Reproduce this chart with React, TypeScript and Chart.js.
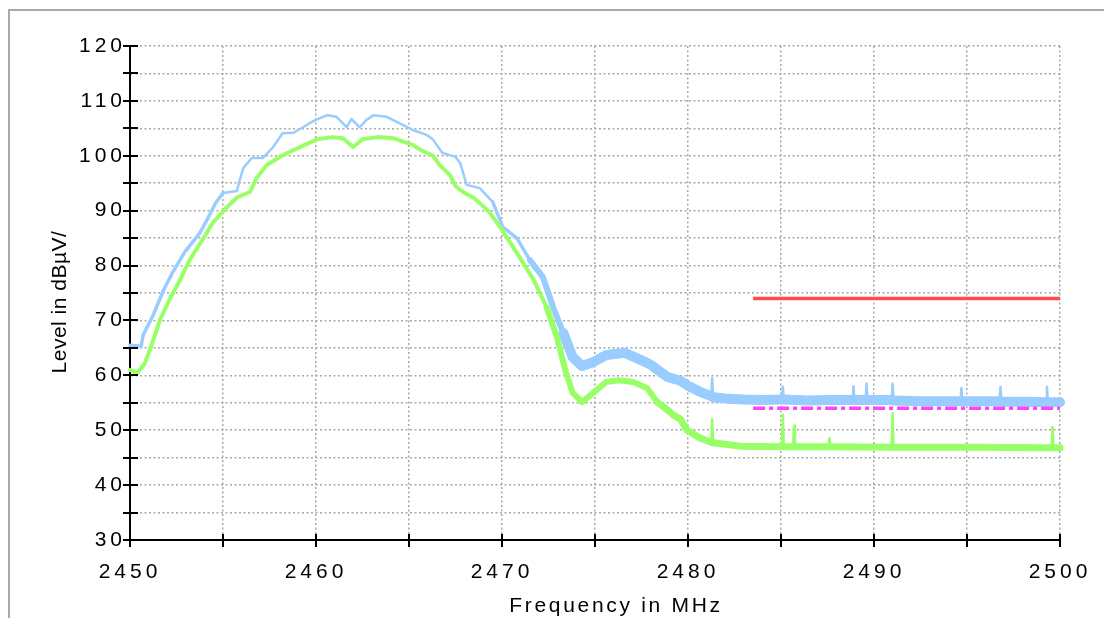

★ ★ ★ ★ ★ ★ ★

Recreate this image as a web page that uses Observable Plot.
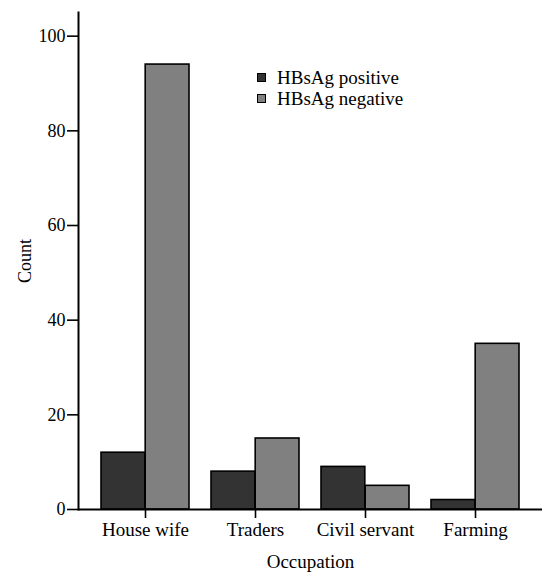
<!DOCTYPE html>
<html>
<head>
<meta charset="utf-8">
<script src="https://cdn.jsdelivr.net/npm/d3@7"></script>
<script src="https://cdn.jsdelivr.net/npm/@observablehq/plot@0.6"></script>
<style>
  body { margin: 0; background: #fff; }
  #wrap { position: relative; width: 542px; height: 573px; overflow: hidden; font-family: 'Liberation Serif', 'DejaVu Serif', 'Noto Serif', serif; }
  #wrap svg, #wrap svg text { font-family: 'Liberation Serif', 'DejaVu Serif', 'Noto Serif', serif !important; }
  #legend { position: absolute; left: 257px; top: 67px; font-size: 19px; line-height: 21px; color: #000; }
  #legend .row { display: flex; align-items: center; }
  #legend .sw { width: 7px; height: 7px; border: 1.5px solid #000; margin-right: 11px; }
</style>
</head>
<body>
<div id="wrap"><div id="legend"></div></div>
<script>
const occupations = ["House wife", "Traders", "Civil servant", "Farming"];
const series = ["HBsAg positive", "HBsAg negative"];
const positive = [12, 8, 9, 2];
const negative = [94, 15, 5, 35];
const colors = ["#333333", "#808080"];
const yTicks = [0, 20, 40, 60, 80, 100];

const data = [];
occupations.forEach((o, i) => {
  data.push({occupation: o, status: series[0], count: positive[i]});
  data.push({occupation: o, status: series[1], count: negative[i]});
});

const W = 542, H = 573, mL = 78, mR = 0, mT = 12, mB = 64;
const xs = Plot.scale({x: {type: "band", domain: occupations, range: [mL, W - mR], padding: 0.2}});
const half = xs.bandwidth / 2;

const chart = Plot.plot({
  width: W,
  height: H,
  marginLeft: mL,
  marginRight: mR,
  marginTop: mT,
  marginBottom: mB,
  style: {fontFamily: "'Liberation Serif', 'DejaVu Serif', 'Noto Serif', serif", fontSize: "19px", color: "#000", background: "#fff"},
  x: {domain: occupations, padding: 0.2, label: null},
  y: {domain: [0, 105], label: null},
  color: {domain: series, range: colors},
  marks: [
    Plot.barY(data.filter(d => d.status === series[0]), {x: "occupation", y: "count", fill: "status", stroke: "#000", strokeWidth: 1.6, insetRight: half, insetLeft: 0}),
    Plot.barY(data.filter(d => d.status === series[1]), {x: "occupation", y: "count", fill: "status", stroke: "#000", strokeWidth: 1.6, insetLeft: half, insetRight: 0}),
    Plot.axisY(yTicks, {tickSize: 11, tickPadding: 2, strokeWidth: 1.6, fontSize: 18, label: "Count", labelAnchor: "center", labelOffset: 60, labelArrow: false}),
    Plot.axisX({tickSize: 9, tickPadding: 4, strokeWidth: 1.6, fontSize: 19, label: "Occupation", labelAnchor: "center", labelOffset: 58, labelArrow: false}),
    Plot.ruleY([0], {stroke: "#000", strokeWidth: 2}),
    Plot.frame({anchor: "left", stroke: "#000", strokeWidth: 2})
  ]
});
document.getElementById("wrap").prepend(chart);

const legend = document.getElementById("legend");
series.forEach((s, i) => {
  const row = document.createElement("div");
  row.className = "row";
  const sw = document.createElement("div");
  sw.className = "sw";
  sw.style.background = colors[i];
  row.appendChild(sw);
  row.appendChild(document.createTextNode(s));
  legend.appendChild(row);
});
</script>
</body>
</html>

★ ★ ★ ★ ★ ★ ★

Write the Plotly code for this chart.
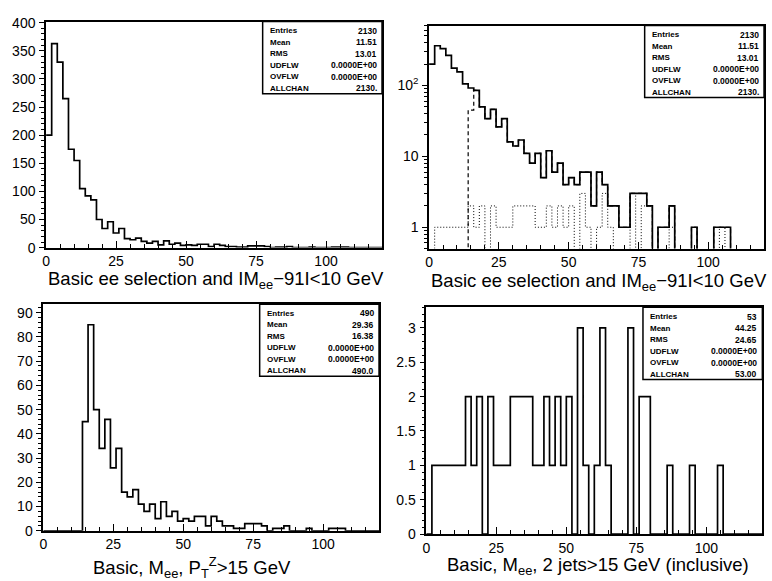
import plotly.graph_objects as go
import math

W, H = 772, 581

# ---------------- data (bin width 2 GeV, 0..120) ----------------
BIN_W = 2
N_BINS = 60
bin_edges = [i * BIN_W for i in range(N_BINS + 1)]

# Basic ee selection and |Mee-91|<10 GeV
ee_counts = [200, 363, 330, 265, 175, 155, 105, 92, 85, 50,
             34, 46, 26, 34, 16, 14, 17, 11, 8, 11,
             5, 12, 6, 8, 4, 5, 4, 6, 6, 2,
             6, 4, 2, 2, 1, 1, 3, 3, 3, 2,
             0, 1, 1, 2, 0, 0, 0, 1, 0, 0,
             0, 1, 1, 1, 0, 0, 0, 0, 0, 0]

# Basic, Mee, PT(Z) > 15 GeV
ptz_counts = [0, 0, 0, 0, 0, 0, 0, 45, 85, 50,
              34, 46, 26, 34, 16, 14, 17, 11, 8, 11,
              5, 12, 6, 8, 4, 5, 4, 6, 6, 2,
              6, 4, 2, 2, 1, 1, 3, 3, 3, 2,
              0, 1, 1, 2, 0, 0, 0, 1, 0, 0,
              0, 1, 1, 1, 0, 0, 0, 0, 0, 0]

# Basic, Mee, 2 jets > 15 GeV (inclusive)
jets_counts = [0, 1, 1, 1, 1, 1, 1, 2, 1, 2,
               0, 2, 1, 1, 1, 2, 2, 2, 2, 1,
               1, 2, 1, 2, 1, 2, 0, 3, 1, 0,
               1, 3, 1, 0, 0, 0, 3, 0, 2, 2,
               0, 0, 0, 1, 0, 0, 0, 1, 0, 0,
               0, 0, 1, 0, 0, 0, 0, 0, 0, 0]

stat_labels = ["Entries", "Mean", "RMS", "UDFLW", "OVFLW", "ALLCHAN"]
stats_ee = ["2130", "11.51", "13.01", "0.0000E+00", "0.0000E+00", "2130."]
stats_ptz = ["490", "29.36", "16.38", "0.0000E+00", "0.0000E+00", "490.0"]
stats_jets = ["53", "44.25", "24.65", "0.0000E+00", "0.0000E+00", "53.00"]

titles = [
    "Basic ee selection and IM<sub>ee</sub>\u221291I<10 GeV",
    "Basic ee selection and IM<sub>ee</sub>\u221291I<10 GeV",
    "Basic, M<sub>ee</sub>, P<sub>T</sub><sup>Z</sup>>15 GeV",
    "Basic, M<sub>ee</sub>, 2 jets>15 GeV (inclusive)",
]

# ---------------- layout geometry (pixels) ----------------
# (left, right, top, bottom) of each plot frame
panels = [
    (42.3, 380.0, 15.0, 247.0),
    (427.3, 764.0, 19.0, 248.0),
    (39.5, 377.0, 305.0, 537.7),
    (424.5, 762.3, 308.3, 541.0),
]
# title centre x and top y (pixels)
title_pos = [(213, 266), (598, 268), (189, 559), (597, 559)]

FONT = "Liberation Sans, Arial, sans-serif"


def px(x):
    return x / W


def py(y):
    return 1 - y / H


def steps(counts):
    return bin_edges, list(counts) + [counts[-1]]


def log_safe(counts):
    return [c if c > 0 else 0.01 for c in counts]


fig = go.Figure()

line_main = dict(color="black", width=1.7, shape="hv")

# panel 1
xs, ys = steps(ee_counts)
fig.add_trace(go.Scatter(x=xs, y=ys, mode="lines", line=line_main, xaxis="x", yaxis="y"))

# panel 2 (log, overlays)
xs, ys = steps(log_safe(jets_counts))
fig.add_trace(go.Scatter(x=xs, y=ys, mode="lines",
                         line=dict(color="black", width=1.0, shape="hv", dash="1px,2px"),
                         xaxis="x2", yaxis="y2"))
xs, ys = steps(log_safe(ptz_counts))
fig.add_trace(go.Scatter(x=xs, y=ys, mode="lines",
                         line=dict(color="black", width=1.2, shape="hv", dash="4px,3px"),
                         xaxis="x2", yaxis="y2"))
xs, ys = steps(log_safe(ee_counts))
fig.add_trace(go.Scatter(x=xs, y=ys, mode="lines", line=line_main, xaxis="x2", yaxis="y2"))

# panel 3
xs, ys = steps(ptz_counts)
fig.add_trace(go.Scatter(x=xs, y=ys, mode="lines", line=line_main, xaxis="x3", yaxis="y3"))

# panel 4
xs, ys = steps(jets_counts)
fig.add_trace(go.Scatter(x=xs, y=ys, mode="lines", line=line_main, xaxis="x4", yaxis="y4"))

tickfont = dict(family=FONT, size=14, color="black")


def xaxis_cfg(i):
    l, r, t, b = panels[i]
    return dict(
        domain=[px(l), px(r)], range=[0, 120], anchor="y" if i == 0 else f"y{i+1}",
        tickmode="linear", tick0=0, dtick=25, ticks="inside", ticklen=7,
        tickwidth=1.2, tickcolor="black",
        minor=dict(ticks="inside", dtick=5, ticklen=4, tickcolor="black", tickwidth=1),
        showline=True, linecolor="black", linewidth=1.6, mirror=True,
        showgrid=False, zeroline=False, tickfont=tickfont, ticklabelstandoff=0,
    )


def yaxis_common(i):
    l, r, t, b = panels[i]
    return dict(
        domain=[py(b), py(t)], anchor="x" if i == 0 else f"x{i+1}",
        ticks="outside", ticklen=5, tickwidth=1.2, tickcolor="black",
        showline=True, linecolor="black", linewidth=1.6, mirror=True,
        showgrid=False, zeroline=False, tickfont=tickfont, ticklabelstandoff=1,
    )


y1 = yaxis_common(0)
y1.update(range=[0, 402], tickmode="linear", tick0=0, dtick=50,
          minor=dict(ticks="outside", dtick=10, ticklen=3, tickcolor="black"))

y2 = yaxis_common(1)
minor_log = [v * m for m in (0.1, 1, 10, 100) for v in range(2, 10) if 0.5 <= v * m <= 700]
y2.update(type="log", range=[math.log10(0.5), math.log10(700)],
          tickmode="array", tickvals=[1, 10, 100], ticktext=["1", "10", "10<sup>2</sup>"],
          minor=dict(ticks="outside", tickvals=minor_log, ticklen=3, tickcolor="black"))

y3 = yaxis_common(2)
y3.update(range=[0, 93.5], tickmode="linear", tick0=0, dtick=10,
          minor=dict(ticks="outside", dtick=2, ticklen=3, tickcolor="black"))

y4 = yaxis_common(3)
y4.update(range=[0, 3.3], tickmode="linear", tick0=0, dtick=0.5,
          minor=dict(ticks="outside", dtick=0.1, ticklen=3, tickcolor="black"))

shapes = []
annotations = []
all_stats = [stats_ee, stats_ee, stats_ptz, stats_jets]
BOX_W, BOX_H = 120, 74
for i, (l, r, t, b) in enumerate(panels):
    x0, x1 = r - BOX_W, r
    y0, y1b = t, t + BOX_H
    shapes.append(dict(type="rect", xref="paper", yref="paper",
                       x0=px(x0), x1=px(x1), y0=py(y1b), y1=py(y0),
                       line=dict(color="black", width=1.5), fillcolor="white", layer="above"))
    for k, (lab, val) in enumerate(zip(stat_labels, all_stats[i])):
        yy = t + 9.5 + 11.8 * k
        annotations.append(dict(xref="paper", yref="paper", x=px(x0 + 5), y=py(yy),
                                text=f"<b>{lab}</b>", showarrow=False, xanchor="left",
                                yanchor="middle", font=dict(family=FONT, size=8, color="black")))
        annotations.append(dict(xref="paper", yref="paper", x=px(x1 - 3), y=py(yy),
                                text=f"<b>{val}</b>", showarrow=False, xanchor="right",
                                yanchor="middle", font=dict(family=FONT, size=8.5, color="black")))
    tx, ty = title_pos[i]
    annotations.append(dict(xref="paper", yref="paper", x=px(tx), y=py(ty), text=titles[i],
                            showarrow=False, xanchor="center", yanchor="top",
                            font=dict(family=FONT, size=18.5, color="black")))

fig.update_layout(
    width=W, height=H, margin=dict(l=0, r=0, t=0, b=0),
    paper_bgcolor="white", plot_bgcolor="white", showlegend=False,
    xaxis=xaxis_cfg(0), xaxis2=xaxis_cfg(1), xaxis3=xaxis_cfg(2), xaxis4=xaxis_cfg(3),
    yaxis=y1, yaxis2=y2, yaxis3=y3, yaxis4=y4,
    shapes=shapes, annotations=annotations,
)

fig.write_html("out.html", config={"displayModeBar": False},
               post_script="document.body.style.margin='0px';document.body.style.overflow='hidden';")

★ ★ ★ ★ ★ ★ ★

Print exactly the lines from the line containing "Recreate this image" through the line containing "const half = xs.bandwidth / 2;", and omit any picture found among them.

__SOLUTION TO THIS TASK__.
Recreate this image as a web page that uses Observable Plot.
<!DOCTYPE html>
<html>
<head>
<meta charset="utf-8">
<script src="https://cdn.jsdelivr.net/npm/d3@7"></script>
<script src="https://cdn.jsdelivr.net/npm/@observablehq/plot@0.6"></script>
<style>
  body { margin: 0; background: #fff; }
  #wrap { position: relative; width: 542px; height: 573px; overflow: hidden; font-family: 'Liberation Serif', 'DejaVu Serif', 'Noto Serif', serif; }
  #wrap svg, #wrap svg text { font-family: 'Liberation Serif', 'DejaVu Serif', 'Noto Serif', serif !important; }
  #legend { position: absolute; left: 257px; top: 67px; font-size: 19px; line-height: 21px; color: #000; }
  #legend .row { display: flex; align-items: center; }
  #legend .sw { width: 7px; height: 7px; border: 1.5px solid #000; margin-right: 11px; }
</style>
</head>
<body>
<div id="wrap"><div id="legend"></div></div>
<script>
const occupations = ["House wife", "Traders", "Civil servant", "Farming"];
const series = ["HBsAg positive", "HBsAg negative"];
const positive = [12, 8, 9, 2];
const negative = [94, 15, 5, 35];
const colors = ["#333333", "#808080"];
const yTicks = [0, 20, 40, 60, 80, 100];

const data = [];
occupations.forEach((o, i) => {
  data.push({occupation: o, status: series[0], count: positive[i]});
  data.push({occupation: o, status: series[1], count: negative[i]});
});

const W = 542, H = 573, mL = 78, mR = 0, mT = 12, mB = 64;
const xs = Plot.scale({x: {type: "band", domain: occupations, range: [mL, W - mR], padding: 0.2}});
const half = xs.bandwidth / 2;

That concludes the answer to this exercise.